Of the unusual short stories that I have read, I must include “The Lottery” by Shirley Jackson at the top. It gained the reputation of “one of the most famous short stories in the history of American literature.”
It tells of a small farming village that yearly held a ritual known as “the lottery.” The folk considered this tradition as crucial to their having an abundant harvest.
They often quoted an old proverb – “Lottery in June, corn be heavy soon.”
That year the lottery fell on the 27th of June. People met the day with both excitement and anxiety. At the square, the children began to gather stones as the adult folk assembled for the event. Talk circulated about some neighboring villages that were planning to do away with the ritual, a move which the folk regarded as anti-progress, dismissing it with a comment, “They might as well go back to living in caves.”
The ritual centered on a black box, which contained a list of all the families in the village and paper slips, which were prepared and put inside the box the night before. At ten o’clock in the morning, the lottery began. The heads of the households drew a slip each. Bill Hutchinson’s slip had a black mark, which meant that the choice fell on his family. Next, came the turn of the Hutchinson household to draw, and in this all members of the family, notwithstanding the age, participated. This time, Bill Hutchinson’s wife, Tessie, got the marked slip. In line with tradition, the villagers surrounded and stoned Tessie, who kept complaining about the unfairness of the raffle until she died.
The story received a negative response after it appeared in the New Yorker in 1948. Readers cancelled their subscriptions, sent hate mail to Shirley Jackson, and demanded an explanation of the story. In response, Jackson wrote: “Explaining just what I had hoped the story to say is very difficult. I suppose, I hoped, by setting a particularly brutal ancient rite in the present and in my own village to shock the story’s readers with a graphic dramatization of the pointless violence and general inhumanity in their own lives.”

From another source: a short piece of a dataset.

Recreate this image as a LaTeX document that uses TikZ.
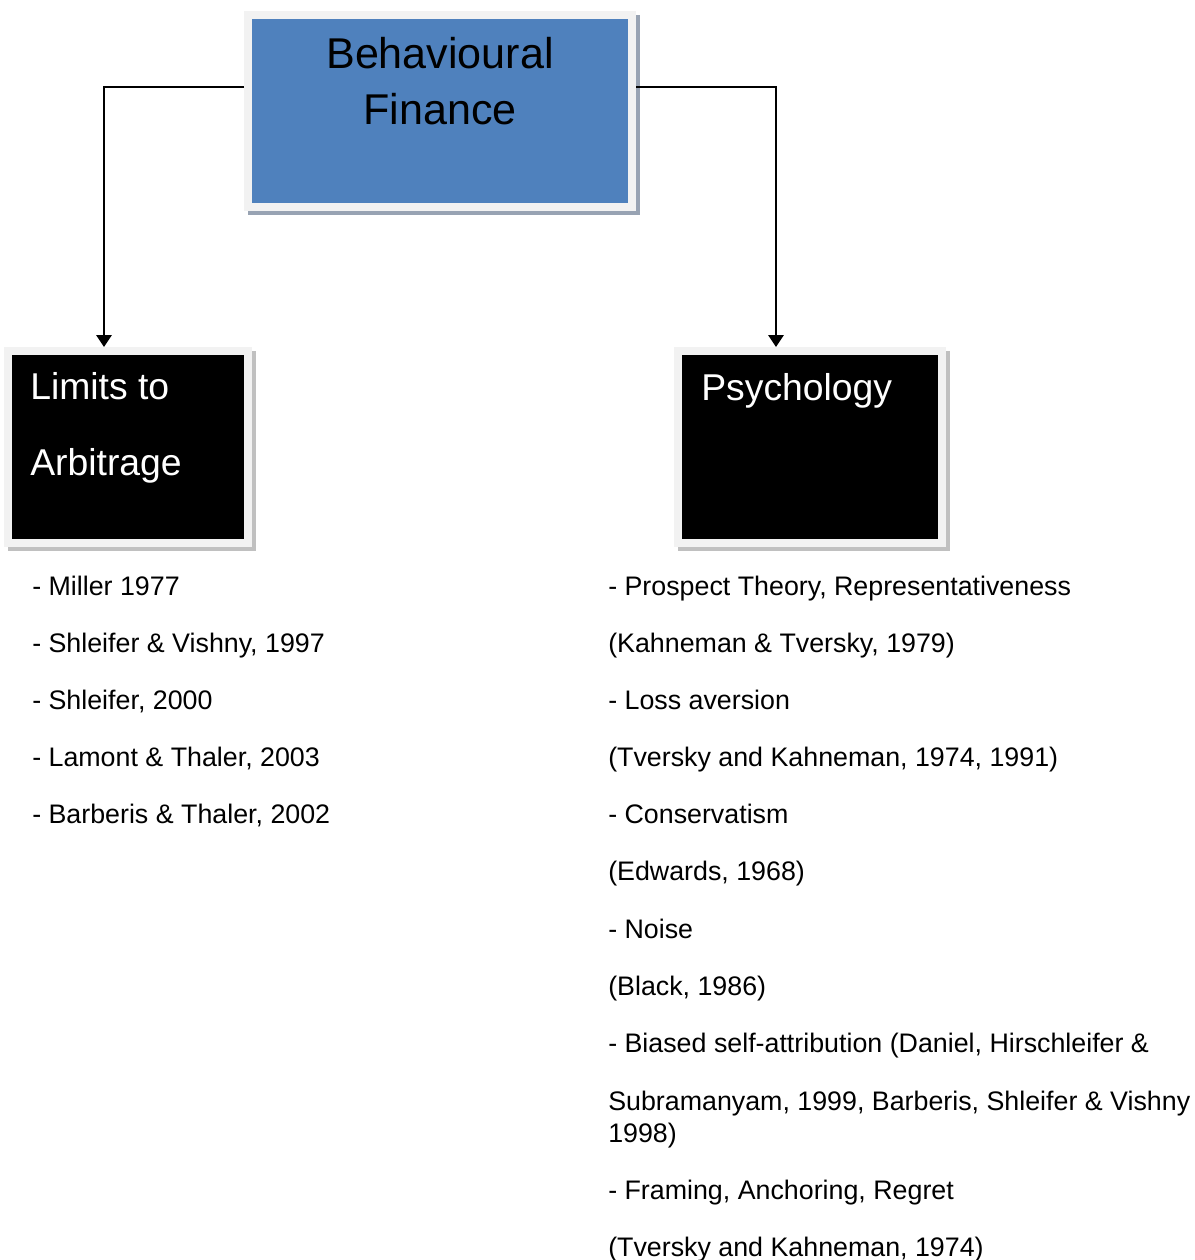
\documentclass[tikz,border=0pt]{standalone}
\usepackage{fontspec}
\setmainfont{Liberation Sans}
\usepackage{xcolor}
\usetikzlibrary{arrows.meta, positioning}
\definecolor{bfblue}{HTML}{4F81BD}
\definecolor{framegray}{HTML}{F2F2F2}
\definecolor{blueshadow}{HTML}{98A3B3}
\definecolor{greyshadow}{HTML}{C0C0C0}

\tikzset{
  box/.style={draw=framegray, line width=6pt, minimum height=144pt, inner sep=0pt},
  topbox/.style={box, fill=bfblue, minimum width=288pt,
    preaction={draw=blueshadow, fill=blueshadow, line width=6pt, transform canvas={xshift=3pt, yshift=-3pt}}},
  darkbox/.style={box, fill=black,
    preaction={draw=greyshadow, fill=greyshadow, line width=6pt, transform canvas={xshift=3pt, yshift=-3pt}}},
  conn/.style={line width=1.6pt, -{Triangle[width=11.5pt, length=9pt]}},
  boxtext/.style={anchor=base west, inner sep=0pt, white, align=left, font=\fontsize{28pt}{57pt}\selectfont},
  entry/.style={anchor=base west, inner sep=0pt, font=\fontsize{20.1pt}{24pt}\selectfont},
}

\begin{document}
\begin{tikzpicture}[x=0.75pt, y=-0.75pt]
        \useasboundingbox (0,0) rectangle (1195,1260);
        % boxes
        \node[topbox] (bf) at (440,111) {};
        \node[darkbox, minimum width=180pt] (lta) at (128,447) {};
        \node[darkbox, minimum width=198pt] (psy) at (810,447) {};
        % box labels (base = last line)
        \node[align=center, anchor=base, inner sep=0pt, font=\fontsize{32.3pt}{42pt}\selectfont] (bftext) at (440,124) {Behavioural\\Finance};
        \node[boxtext] (ltatext) at (30,475) {Limits to\\Arbitrage};
        \node[boxtext] (psytext) at (701,400) {Psychology};
        % connectors
        \draw[conn] ([yshift=18pt]bf.west) -| ([xshift=-18pt]lta.north);
        \draw[conn] ([yshift=18pt]bf.east) -| ([xshift=-25.5pt]psy.north);
        % references
        \foreach \yb/\txt [count=\i] in {595/{- Miller 1977}, 652/{- Shleifer \& Vishny, 1997},
            709/{- Shleifer, 2000}, 766/{- Lamont \& Thaler, 2003}, 823/{- Barberis \& Thaler, 2002}}
            \node[entry] (arb\i) at (32,\yb) {\txt};
        \foreach \yb/\txt [count=\i] in {595/{- Prospect Theory, Representativeness},
            652/{(Kahneman \& Tversky, 1979)}, 709/{- Loss aversion},
            766/{(Tversky and Kahneman, 1974, 1991)}, 823/{- Conservatism},
            880/{(Edwards, 1968)}, 938/{- Noise}, 995/{(Black, 1986)},
            1052/{- Biased self-attribution (Daniel, Hirschleifer \&},
            1110/{Subramanyam, 1999, Barberis, Shleifer \& Vishny}, 1142/{1998)},
            1199/{- Framing, Anchoring, Regret}, 1256/{(Tversky and Kahneman, 1974)}}
            \node[entry] (beh\i) at (608,\yb) {\txt};
\end{tikzpicture}
\end{document}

The story conjures up an incident narrated in the Gospel of John, about a woman caught in the act of adultery, and brought by the scribes and the Pharisees before Jesus, who posed this question to him, “Teacher, this woman was caught in the very act of committing adultery. Now in the law, Moses commanded us to stone such women. So what do you say?” John writes that Jesus bent down and began to write on the ground with his finger, and then, when the scribes and Pharisees insisted on an answer, straightened up and said to them, “Let the one among you who is without sin be the first to throw a stone at her.” John added that the crowd went away one by one, beginning with the elders. When left alone with the woman, Jesus said to her, “Woman, where are they? Has no one condemned you?” She replied, “No one, sir.” Then Jesus said, “Neither do I condemn you. Go, and from now on do not sin any more.”

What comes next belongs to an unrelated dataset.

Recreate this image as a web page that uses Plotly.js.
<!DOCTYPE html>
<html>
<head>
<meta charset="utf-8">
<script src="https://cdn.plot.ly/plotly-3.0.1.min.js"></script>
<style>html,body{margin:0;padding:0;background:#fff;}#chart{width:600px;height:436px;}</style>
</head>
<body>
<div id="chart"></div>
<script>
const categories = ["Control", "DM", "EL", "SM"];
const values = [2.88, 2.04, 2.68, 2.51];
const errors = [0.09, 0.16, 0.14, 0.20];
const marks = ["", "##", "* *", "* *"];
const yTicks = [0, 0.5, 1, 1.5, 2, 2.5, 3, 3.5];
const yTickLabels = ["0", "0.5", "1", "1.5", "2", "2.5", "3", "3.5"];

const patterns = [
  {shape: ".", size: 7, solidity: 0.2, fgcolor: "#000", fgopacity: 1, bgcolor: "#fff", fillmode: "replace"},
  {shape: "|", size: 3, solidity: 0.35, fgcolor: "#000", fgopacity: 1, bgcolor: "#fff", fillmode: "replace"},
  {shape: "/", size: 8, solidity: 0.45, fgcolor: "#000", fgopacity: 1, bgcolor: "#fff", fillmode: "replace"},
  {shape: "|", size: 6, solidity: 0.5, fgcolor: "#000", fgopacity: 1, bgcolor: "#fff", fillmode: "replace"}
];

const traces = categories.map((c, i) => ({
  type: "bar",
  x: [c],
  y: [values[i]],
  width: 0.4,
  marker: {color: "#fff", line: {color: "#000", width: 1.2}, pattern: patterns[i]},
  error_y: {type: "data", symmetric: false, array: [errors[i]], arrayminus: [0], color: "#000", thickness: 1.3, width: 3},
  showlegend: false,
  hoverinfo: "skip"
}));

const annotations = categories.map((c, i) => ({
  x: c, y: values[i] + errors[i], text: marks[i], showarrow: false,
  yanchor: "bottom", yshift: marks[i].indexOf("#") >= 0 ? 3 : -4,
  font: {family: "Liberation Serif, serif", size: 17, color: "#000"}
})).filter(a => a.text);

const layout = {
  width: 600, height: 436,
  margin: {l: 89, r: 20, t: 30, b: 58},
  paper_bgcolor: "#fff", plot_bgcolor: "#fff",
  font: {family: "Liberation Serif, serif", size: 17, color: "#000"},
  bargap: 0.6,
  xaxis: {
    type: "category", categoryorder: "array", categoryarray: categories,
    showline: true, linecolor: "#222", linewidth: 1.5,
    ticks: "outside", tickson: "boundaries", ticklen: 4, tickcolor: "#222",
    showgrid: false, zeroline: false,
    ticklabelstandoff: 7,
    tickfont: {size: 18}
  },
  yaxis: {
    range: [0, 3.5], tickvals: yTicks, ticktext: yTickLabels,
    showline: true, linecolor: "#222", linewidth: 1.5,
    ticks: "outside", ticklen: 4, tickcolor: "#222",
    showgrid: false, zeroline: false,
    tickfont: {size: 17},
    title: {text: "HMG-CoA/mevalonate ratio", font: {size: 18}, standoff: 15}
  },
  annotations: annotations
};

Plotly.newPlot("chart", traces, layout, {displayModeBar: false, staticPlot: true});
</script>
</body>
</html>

This account illustrates the nature of God’s mercy, for which St. Augustine’s “Hate the sin and not the sinner” might fit as rule of thumb.
Jackson might have written “The Lottery” for its shock value, but it raises a lot of questions, which we need not go into now. Like the rest of the readers, I find disturbing the villagers’ utter lack of compassion for the unlucky choice for stoning that year, Tessie Hutchinson. She did not expressly ask for mercy, which plea, however, we can deduce from her continuous protest that her husband Bill did not have enough time to make the draw.

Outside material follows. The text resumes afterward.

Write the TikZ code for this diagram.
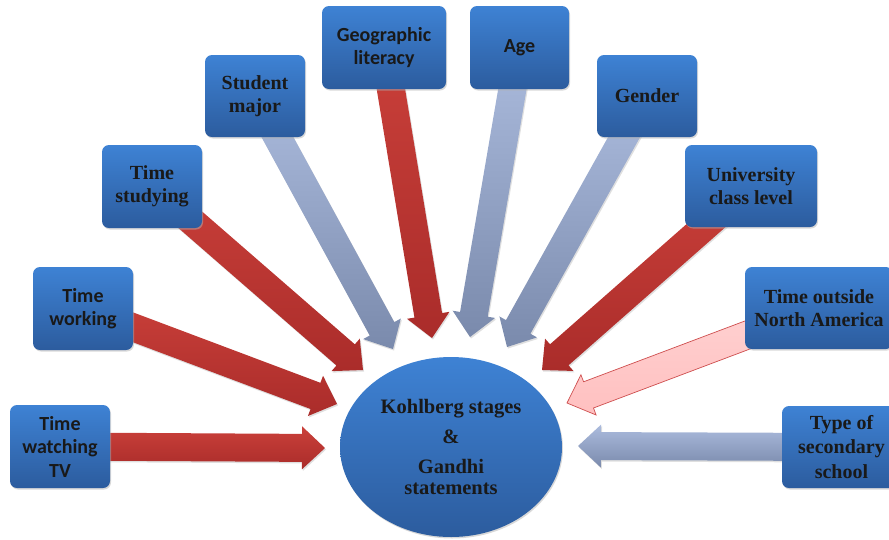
\documentclass[tikz,border=0pt]{standalone}
\usepackage{fontspec}
\newfontfamily\calfont{Carlito}
\newfontfamily\timesfont{Liberation Serif}
\usetikzlibrary{shapes.geometric,calc,shadows}
\pgfdeclarelayer{background}
\pgfsetlayers{background,main}
\definecolor{boxtop}{RGB}{62,130,212}
\definecolor{boxbot}{RGB}{44,92,158}
\definecolor{redtop}{RGB}{202,64,58}
\definecolor{redbot}{RGB}{170,44,42}
\definecolor{greytop}{RGB}{172,188,222}
\definecolor{greybot}{RGB}{122,138,172}
\definecolor{pinkfill}{RGB}{255,192,192}
\definecolor{pinkline}{RGB}{206,78,78}
% block arrow: style, source node, tip coordinate
\newcommand{\fatarrow}[3]{%
  \coordinate (hb) at ($(#3)!23pt!(#2)$);
  \path[#1] ($(#2)!14pt!90:(#3)$) -- ($(hb)!14pt!90:(#3)$) -- ($(hb)!21.5pt!90:(#3)$) -- (#3)
    -- ($(hb)!21.5pt!-90:(#3)$) -- ($(hb)!14pt!-90:(#3)$) -- ($(#2)!14pt!-90:(#3)$) -- cycle;}

\begin{document}
\begin{tikzpicture}[x=1pt, y=-1pt,
  box/.style={rectangle,rounded corners=7pt,top color=boxtop,bottom color=boxbot,align=center,inner sep=0pt,minimum height=83pt,minimum width=100pt,text=black!90,drop shadow={shadow xshift=1pt,shadow yshift=-1.5pt,fill=black!30,opacity=.5}},
  cal/.style={box,font=\calfont\bfseries\fontsize{20}{23.5}\selectfont},
  tms/.style={box,font=\timesfont\bfseries\fontsize{20}{23}\selectfont},
  hub/.style={ellipse,top color=boxtop,bottom color=boxbot,minimum width=222pt,minimum height=180pt,inner sep=0pt,align=center,text=black!90,font=\timesfont\bfseries\fontsize{20.5}{21.5}\selectfont,drop shadow={shadow xshift=1pt,shadow yshift=-1.5pt,fill=black!30,opacity=.5}},
  redarr/.style={top color=redtop,bottom color=redbot,drop shadow={shadow xshift=1pt,shadow yshift=-1.5pt,fill=black!25,opacity=.5}},
  greyarr/.style={top color=greytop,bottom color=greybot,drop shadow={shadow xshift=1pt,shadow yshift=-1.5pt,fill=black!25,opacity=.5}},
  pinkarr/.style={top color=pinkfill!70!white,bottom color=pinkfill,draw=pinkline,line width=0.7pt}]
\useasboundingbox (0,0) rectangle (889,539);
\node[cal] (tv) at (60,446.5) {Time\\watching\\TV};
\node[cal] (work) at (83,308.5) {Time\\working};
\node[tms] (study) at (152,186.5) {Time\\studying};
\node[tms, minimum height=82pt] (major) at (255,96) {Student\\major};
\node[cal, minimum width=124pt] (geo) at (384,47.5) {Geographic\\literacy};
\node[cal, minimum width=99pt] (age) at (519.5,47.5) {Age};
\node[tms, minimum height=82pt] (gender) at (647,96) {Gender};
\node[tms, minimum width=132pt, minimum height=82pt] (univ) at (751,186) {University\\class level};
\node[tms, minimum width=148pt, minimum height=82pt] (abroad) at (819,308) {Time outside\\North America};
\node[tms, minimum width=119pt, minimum height=82pt, font=\timesfont\bfseries\fontsize{20}{24.5}\selectfont] (school) at (841.5,447) {Type of\\secondary\\school};
\node[hub] (kohl) at (451,447) {Kohlberg stages\\[9pt]\&\\[8pt]Gandhi\\statements};
\coordinate (tTV) at (325,448);
\coordinate (tWork) at (337,404);
\coordinate (tStudy) at (363,370);
\coordinate (tMajor) at (393,349);
\coordinate (tGeo) at (432,338);
\coordinate (tAge) at (470,337);
\coordinate (tGender) at (507,347);
\coordinate (tUniv) at (542,370);
\coordinate (tAbroad) at (567,403);
\coordinate (tSchool) at (578,446);
\begin{pgfonlayer}{background}
\fatarrow{redarr}{tv}{tTV}
\fatarrow{redarr}{work}{tWork}
\fatarrow{redarr}{study}{tStudy}
\fatarrow{greyarr}{major}{tMajor}
\fatarrow{redarr}{geo}{tGeo}
\fatarrow{greyarr}{age}{tAge}
\fatarrow{greyarr}{gender}{tGender}
\fatarrow{redarr}{univ}{tUniv}
\fatarrow{pinkarr}{abroad}{tAbroad}
\fatarrow{greyarr}{school}{tSchool}
\end{pgfonlayer}
\end{tikzpicture}
\end{document}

Might not the village, although fictitious, serve as a microcosm of a world without God, or a proper understanding of God, who is Mercy and Love himself? In such a setting, man might feel compassion for others but will be at a loss to find a convincing reason for it. What value did Mrs. Hutchinson have except as a means of securing a bumper crop? Did her life in itself have any worth? Unless we bring God into the equation, we would never find the answer. How can we say that all men are created equal if we deny that there is a Creator?
As the anthropologist Paul Farmer said, “The idea that some lives matter less is the root of all that is wrong with the world.”